And so, if you remember back to module five, I said that for

more complicated structures, we may have a stress distribution that may

not be uniform, but we can shrink down to an infinitesimally small cube and

the stress distribution will approach uniformity.

So here's a graphic of that cube.

And I've shown the stresses, both the normal and shear stresses acting on

this state of stress at a point in their positive directions.

And then we, in module six, went ahead and we said okay let's

let the out of plane stresses in the z direction equal zero and

we'll come up with the case of plane stress.

And so again back at module four, this was what we did on the normal and

shear stresses on an inclined plane for uniaxial loading for an angle theta.
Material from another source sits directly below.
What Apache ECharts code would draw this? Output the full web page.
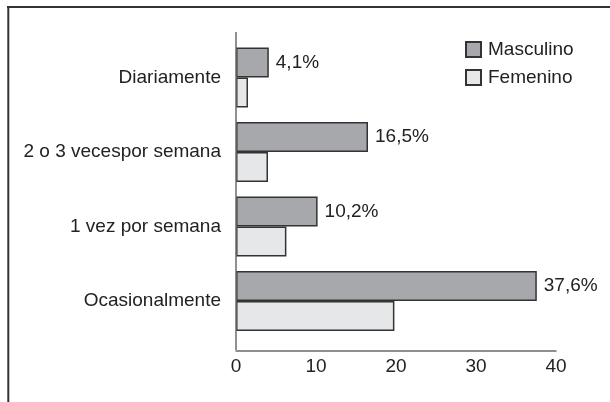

We found this was the normal stress and the was an expression for

the shear stress.

We found out that the max normal stress occurs at an angle of 0 or 180 degrees.

The max shear stress occurs at an angle of 45 or 135 degrees.

We also noted that as theta became greater than 90 degrees,

the shear stress and the shear force vector changed directions.

And one final note was important that the magnitude of the normal stress,

the maximum normal stress,

was equal to 2 times the magnitude of the maximum shear stress.

And so, now let's extend that for the more general case of plane stress,

where we now have on our cube, in two dimensions,

both shear stresses and normal stresses, and

we're going to want to find the shear stress and

normal stress on an arbitrary plane, at an angle theta.

And in general, if you recall back to module 15

of my course Applications and Engineering Mechanics,

we were able to draw what we called shear force and bending moment diagrams.

And you may wanna go back and review those modules in Applications for

Engineering Mechanics.

But I have a structure, a beam, with different types of vertical loads.

I can also even have an axial load if I'd like, but

I can cut the beam at any point and

find the internal forces acting on an infinitesimally small part.

So for instance, on this beam here,

I could go ahead and have a certain type of loading, I could make a cut.

And I would be able in general to find these stresses,

the normal stresses and the shear stresses, from the external loading.

But I would also like to find what the shear stresses or

the normal stresses are on an arbitrary plane.

And the reason for that is that we may wanna know where the max,

what plane does the max stress, normal stress or

shear stress occur, because we wanna make sure we avoid failure.

And I have a part here.

This is a piston with a connecting rod.

This is actually from a mini Baha vehicle

that one of our teams here at Georgia Tech built.

But you can see that there is a failure.

And whenever we have a situation with loading,

we wanna know what the shear stresses and

normal stresses are on various planes to make sure that we avoid failures.

And so here, again, I take a cut on an inclined plane.

I'm going to go ahead and define coordinates for

the inclined plane in the normal and the tangential direction.